## WHAT THE TASK REQUIRES
Reproduce the lines from the one bearing "What React, TypeScript" through the one bearing "const costTicks = [0, 100, 200, 300, 400, 500, 600, 700];", inclusive. Copy them exactly; include no other line.

+++ RECORD SET +++

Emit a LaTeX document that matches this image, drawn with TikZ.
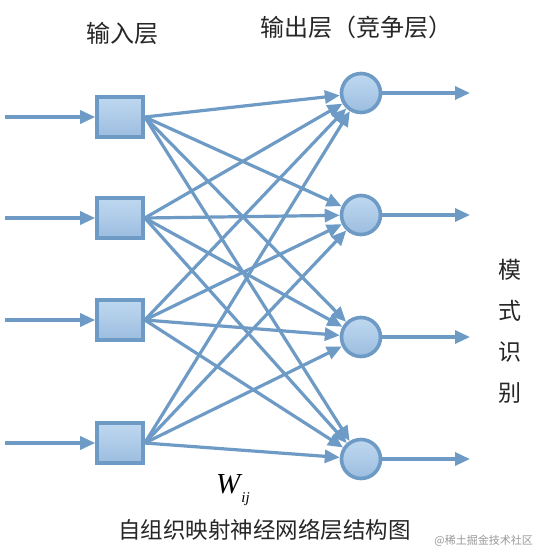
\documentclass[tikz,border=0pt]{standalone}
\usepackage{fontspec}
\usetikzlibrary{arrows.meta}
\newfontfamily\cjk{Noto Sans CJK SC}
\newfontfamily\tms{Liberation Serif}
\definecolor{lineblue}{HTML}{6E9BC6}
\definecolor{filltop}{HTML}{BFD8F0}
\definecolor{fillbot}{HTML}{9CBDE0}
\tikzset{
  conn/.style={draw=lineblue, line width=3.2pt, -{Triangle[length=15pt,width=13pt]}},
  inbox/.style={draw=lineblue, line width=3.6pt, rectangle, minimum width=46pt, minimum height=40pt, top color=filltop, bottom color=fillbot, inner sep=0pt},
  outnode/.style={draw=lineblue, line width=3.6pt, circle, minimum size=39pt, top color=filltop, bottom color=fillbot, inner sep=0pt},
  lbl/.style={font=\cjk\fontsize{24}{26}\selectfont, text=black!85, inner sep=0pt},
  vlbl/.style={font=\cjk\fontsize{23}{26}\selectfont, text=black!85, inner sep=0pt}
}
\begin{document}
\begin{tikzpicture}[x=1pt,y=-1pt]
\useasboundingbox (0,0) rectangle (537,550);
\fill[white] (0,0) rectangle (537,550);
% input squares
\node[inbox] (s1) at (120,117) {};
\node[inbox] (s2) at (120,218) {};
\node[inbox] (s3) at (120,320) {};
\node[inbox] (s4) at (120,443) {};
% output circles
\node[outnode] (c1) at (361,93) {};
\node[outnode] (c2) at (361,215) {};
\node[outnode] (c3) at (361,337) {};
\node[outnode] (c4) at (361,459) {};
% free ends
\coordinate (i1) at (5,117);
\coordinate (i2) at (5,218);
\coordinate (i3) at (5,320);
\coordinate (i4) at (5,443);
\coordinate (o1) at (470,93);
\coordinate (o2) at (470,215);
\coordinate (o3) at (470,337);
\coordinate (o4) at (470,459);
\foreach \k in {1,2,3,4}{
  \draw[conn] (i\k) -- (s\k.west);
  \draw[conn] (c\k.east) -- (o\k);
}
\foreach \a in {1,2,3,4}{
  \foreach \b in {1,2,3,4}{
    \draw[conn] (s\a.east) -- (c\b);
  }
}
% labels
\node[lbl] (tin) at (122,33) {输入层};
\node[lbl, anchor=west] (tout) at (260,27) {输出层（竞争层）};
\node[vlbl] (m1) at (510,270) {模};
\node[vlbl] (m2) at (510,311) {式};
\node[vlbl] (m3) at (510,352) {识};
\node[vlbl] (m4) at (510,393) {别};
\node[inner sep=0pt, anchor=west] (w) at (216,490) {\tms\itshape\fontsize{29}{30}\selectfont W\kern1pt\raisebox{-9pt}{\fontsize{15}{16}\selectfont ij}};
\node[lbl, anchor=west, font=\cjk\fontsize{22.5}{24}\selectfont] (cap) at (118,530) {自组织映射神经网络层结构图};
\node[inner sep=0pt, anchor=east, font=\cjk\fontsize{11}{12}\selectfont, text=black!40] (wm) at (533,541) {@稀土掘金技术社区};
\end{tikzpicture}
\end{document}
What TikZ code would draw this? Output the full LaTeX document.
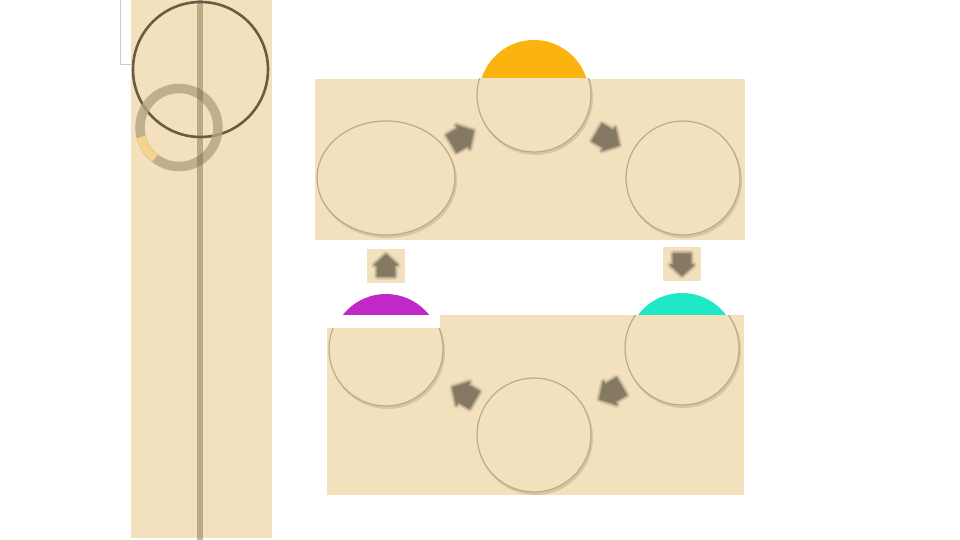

+++
+++ RECORD SET +++

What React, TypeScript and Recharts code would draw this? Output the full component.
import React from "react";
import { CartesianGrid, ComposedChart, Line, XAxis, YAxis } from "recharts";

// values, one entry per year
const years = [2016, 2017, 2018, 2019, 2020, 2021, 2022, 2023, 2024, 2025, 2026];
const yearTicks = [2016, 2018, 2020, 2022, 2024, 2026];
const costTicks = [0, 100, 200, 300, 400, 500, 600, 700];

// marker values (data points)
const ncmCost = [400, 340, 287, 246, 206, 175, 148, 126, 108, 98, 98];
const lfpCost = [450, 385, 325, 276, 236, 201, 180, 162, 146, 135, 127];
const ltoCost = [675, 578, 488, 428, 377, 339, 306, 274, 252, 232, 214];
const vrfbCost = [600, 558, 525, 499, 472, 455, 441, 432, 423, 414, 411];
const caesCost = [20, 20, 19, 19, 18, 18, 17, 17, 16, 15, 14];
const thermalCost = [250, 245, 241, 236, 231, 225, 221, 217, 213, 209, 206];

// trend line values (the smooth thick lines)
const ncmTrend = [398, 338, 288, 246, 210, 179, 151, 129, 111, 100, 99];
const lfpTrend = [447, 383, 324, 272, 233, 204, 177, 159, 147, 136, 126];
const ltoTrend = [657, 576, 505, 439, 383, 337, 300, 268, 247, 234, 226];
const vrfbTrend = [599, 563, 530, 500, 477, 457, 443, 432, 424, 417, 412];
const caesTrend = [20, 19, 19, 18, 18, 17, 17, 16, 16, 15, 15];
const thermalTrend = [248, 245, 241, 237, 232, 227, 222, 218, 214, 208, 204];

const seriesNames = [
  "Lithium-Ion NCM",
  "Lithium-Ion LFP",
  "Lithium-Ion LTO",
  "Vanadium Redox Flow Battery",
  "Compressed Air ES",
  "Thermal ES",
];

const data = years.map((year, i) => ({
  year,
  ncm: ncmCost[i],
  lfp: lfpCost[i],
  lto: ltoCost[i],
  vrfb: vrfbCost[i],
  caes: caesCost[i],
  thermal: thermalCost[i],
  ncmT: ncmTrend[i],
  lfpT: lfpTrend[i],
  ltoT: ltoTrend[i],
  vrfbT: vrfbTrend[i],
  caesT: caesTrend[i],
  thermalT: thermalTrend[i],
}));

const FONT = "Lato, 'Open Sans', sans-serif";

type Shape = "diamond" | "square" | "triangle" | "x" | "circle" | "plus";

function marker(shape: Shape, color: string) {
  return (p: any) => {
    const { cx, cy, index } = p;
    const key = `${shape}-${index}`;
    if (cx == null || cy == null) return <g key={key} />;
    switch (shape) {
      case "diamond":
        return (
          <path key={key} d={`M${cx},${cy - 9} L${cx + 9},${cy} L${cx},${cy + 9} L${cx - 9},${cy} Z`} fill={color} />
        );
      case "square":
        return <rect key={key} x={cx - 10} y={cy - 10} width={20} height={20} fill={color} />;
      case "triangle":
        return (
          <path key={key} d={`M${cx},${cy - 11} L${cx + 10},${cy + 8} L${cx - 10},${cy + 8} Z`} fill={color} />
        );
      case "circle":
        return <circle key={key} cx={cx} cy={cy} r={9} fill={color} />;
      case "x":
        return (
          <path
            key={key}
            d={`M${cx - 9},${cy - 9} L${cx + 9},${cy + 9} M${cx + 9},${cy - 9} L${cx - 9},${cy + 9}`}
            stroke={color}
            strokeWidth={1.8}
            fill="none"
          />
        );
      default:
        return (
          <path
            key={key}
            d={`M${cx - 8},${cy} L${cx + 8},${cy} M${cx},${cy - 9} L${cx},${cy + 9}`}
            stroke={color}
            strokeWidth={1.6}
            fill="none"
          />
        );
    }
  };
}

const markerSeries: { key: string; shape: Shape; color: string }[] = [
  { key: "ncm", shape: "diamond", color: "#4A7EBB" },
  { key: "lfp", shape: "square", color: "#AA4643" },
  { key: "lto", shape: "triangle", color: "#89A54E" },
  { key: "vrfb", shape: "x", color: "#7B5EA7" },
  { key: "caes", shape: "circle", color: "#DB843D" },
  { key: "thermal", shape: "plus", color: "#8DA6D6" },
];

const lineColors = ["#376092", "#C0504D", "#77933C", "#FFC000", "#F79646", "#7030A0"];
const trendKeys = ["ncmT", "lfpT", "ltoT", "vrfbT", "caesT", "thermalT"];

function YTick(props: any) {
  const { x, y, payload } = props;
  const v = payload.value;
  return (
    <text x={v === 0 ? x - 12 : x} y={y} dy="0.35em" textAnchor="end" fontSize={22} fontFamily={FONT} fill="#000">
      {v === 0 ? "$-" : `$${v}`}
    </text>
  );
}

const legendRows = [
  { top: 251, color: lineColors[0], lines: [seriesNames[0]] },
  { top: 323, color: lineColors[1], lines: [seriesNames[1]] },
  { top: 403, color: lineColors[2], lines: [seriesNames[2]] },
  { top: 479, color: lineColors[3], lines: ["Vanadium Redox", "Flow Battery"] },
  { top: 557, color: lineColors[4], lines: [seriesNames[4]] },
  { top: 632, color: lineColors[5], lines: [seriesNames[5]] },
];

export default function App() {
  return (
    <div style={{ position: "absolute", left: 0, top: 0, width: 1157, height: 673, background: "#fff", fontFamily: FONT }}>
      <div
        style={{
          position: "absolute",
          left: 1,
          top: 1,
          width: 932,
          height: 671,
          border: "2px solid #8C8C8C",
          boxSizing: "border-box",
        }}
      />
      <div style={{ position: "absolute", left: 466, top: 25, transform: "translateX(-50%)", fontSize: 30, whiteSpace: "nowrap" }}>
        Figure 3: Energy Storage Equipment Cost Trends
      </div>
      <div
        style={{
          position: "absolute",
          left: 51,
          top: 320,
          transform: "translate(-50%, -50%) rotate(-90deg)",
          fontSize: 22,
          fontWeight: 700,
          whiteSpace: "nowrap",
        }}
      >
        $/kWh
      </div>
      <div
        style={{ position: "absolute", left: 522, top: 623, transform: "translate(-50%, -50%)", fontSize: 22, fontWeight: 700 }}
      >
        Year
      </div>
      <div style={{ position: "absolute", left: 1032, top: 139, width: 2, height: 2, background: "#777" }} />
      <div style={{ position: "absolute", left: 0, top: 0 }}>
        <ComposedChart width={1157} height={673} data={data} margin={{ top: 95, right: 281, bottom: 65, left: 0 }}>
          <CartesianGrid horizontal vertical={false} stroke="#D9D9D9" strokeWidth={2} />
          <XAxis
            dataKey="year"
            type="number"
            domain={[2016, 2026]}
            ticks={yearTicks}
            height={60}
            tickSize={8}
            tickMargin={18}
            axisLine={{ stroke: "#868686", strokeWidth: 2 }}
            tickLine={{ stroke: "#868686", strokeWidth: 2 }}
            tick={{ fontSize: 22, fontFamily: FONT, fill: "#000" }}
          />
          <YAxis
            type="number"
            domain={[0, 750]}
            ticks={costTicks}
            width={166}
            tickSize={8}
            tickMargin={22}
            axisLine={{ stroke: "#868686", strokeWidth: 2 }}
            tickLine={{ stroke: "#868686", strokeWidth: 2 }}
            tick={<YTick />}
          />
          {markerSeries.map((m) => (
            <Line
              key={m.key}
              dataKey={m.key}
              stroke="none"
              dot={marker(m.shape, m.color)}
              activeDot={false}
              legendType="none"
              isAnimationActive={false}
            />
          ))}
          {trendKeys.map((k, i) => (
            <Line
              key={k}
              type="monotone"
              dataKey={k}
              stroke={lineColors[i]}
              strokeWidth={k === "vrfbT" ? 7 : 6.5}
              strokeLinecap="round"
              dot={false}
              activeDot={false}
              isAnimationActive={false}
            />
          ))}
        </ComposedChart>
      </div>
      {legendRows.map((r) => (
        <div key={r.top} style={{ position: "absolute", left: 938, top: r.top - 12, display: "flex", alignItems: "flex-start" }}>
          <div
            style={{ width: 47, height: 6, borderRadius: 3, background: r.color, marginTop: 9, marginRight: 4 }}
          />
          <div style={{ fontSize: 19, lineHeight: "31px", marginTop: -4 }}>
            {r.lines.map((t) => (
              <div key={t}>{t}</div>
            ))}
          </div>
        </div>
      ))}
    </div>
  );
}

+++

## RESPONSE
What React, TypeScript and Recharts code would draw this? Output the full component.
import React from "react";
import { CartesianGrid, ComposedChart, Line, XAxis, YAxis } from "recharts";

// values, one entry per year
const years = [2016, 2017, 2018, 2019, 2020, 2021, 2022, 2023, 2024, 2025, 2026];
const yearTicks = [2016, 2018, 2020, 2022, 2024, 2026];
const costTicks = [0, 100, 200, 300, 400, 500, 600, 700];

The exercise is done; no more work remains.